- [EXERCISE AIM]: Leave out the pictures; transcribe all else exactly.

- [DATA SEGMENT]:
════════════════════
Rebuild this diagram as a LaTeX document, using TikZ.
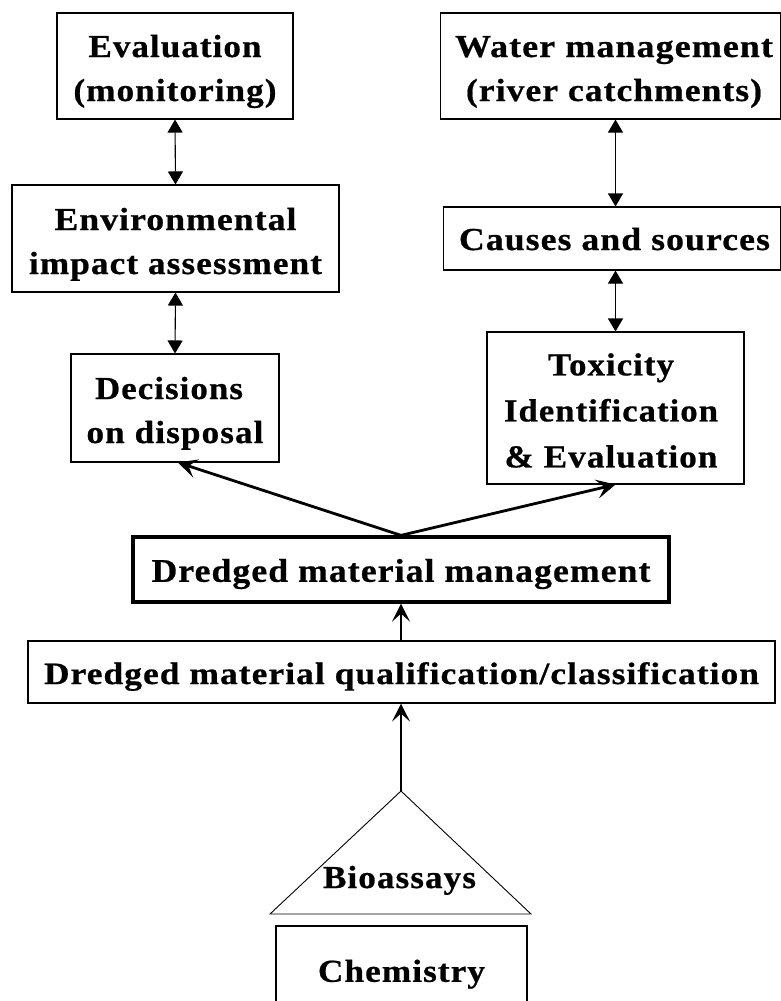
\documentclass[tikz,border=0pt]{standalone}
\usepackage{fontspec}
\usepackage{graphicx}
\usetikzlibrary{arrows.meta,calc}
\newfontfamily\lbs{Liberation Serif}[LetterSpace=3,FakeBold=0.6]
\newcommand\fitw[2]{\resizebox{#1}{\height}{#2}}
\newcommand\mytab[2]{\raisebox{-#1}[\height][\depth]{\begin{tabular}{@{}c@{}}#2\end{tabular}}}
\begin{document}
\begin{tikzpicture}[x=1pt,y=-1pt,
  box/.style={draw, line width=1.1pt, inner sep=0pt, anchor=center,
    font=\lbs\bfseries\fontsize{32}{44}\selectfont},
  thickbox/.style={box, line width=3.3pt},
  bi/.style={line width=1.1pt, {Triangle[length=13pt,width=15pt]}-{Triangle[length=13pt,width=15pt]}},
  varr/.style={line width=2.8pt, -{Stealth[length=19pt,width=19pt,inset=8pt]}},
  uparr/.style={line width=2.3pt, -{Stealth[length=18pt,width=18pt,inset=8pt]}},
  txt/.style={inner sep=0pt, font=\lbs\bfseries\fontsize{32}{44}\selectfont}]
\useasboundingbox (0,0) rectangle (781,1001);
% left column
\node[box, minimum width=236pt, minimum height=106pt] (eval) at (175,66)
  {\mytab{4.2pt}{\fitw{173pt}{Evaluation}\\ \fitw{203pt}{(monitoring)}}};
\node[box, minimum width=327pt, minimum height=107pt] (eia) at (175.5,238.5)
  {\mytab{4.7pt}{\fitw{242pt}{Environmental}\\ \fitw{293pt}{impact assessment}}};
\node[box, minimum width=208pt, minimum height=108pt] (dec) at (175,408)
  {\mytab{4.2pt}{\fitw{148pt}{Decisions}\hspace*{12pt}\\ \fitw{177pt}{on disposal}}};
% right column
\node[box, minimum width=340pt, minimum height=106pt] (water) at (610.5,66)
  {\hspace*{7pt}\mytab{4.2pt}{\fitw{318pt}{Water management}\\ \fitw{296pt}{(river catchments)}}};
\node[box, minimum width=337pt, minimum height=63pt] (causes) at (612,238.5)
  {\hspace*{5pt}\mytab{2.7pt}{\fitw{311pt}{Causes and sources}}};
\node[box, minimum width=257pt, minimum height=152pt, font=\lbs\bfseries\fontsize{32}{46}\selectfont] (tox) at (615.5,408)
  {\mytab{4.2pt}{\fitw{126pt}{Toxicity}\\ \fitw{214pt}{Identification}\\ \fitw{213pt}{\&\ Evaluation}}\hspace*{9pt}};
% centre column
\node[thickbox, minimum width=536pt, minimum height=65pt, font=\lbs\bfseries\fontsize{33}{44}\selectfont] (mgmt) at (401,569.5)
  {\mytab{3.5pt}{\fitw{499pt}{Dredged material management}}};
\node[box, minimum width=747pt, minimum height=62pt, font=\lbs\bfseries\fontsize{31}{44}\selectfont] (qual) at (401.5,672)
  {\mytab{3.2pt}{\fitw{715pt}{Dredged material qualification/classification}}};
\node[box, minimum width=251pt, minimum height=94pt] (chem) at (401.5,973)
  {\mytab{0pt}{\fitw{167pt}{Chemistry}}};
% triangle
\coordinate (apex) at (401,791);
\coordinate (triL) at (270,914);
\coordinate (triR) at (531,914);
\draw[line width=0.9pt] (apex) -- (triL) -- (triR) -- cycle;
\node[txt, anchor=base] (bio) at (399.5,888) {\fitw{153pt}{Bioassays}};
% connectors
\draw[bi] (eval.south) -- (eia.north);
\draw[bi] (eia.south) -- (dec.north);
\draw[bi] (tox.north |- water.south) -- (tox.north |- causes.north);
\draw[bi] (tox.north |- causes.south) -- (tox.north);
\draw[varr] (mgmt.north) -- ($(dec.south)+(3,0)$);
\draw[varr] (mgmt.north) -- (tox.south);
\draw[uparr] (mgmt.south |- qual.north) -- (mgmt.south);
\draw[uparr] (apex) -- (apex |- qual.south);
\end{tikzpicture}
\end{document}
════════════════════
- [TASK OUTPUT]:
Rebuild this diagram as a LaTeX document, using TikZ.
\documentclass[tikz,border=0pt]{standalone}
\usepackage{fontspec}
\usepackage{graphicx}
\usetikzlibrary{arrows.meta,calc}
\newfontfamily\lbs{Liberation Serif}[LetterSpace=3,FakeBold=0.6]
\newcommand\fitw[2]{\resizebox{#1}{\height}{#2}}
\newcommand\mytab[2]{\raisebox{-#1}[\height][\depth]{\begin{tabular}{@{}c@{}}#2\end{tabular}}}
\begin{document}
\begin{tikzpicture}[x=1pt,y=-1pt,
  box/.style={draw, line width=1.1pt, inner sep=0pt, anchor=center,
    font=\lbs\bfseries\fontsize{32}{44}\selectfont},
  thickbox/.style={box, line width=3.3pt},
  bi/.style={line width=1.1pt, {Triangle[length=13pt,width=15pt]}-{Triangle[length=13pt,width=15pt]}},
  varr/.style={line width=2.8pt, -{Stealth[length=19pt,width=19pt,inset=8pt]}},
  uparr/.style={line width=2.3pt, -{Stealth[length=18pt,width=18pt,inset=8pt]}},
  txt/.style={inner sep=0pt, font=\lbs\bfseries\fontsize{32}{44}\selectfont}]
\useasboundingbox (0,0) rectangle (781,1001);
% left column
\node[box, minimum width=236pt, minimum height=106pt] (eval) at (175,66)
  {\mytab{4.2pt}{\fitw{173pt}{Evaluation}\\ \fitw{203pt}{(monitoring)}}};
\node[box, minimum width=327pt, minimum height=107pt] (eia) at (175.5,238.5)
  {\mytab{4.7pt}{\fitw{242pt}{Environmental}\\ \fitw{293pt}{impact assessment}}};
\node[box, minimum width=208pt, minimum height=108pt] (dec) at (175,408)
  {\mytab{4.2pt}{\fitw{148pt}{Decisions}\hspace*{12pt}\\ \fitw{177pt}{on disposal}}};
% right column
\node[box, minimum width=340pt, minimum height=106pt] (water) at (610.5,66)
  {\hspace*{7pt}\mytab{4.2pt}{\fitw{318pt}{Water management}\\ \fitw{296pt}{(river catchments)}}};
\node[box, minimum width=337pt, minimum height=63pt] (causes) at (612,238.5)
  {\hspace*{5pt}\mytab{2.7pt}{\fitw{311pt}{Causes and sources}}};
\node[box, minimum width=257pt, minimum height=152pt, font=\lbs\bfseries\fontsize{32}{46}\selectfont] (tox) at (615.5,408)
  {\mytab{4.2pt}{\fitw{126pt}{Toxicity}\\ \fitw{214pt}{Identification}\\ \fitw{213pt}{\&\ Evaluation}}\hspace*{9pt}};
% centre column
\node[thickbox, minimum width=536pt, minimum height=65pt, font=\lbs\bfseries\fontsize{33}{44}\selectfont] (mgmt) at (401,569.5)
  {\mytab{3.5pt}{\fitw{499pt}{Dredged material management}}};
\node[box, minimum width=747pt, minimum height=62pt, font=\lbs\bfseries\fontsize{31}{44}\selectfont] (qual) at (401.5,672)
  {\mytab{3.2pt}{\fitw{715pt}{Dredged material qualification/classification}}};
\node[box, minimum width=251pt, minimum height=94pt] (chem) at (401.5,973)
  {\mytab{0pt}{\fitw{167pt}{Chemistry}}};
% triangle
\coordinate (apex) at (401,791);
\coordinate (triL) at (270,914);
\coordinate (triR) at (531,914);
\draw[line width=0.9pt] (apex) -- (triL) -- (triR) -- cycle;
\node[txt, anchor=base] (bio) at (399.5,888) {\fitw{153pt}{Bioassays}};
% connectors
\draw[bi] (eval.south) -- (eia.north);
\draw[bi] (eia.south) -- (dec.north);
\draw[bi] (tox.north |- water.south) -- (tox.north |- causes.north);
\draw[bi] (tox.north |- causes.south) -- (tox.north);
\draw[varr] (mgmt.north) -- ($(dec.south)+(3,0)$);
\draw[varr] (mgmt.north) -- (tox.south);
\draw[uparr] (mgmt.south |- qual.north) -- (mgmt.south);
\draw[uparr] (apex) -- (apex |- qual.south);
\end{tikzpicture}
\end{document}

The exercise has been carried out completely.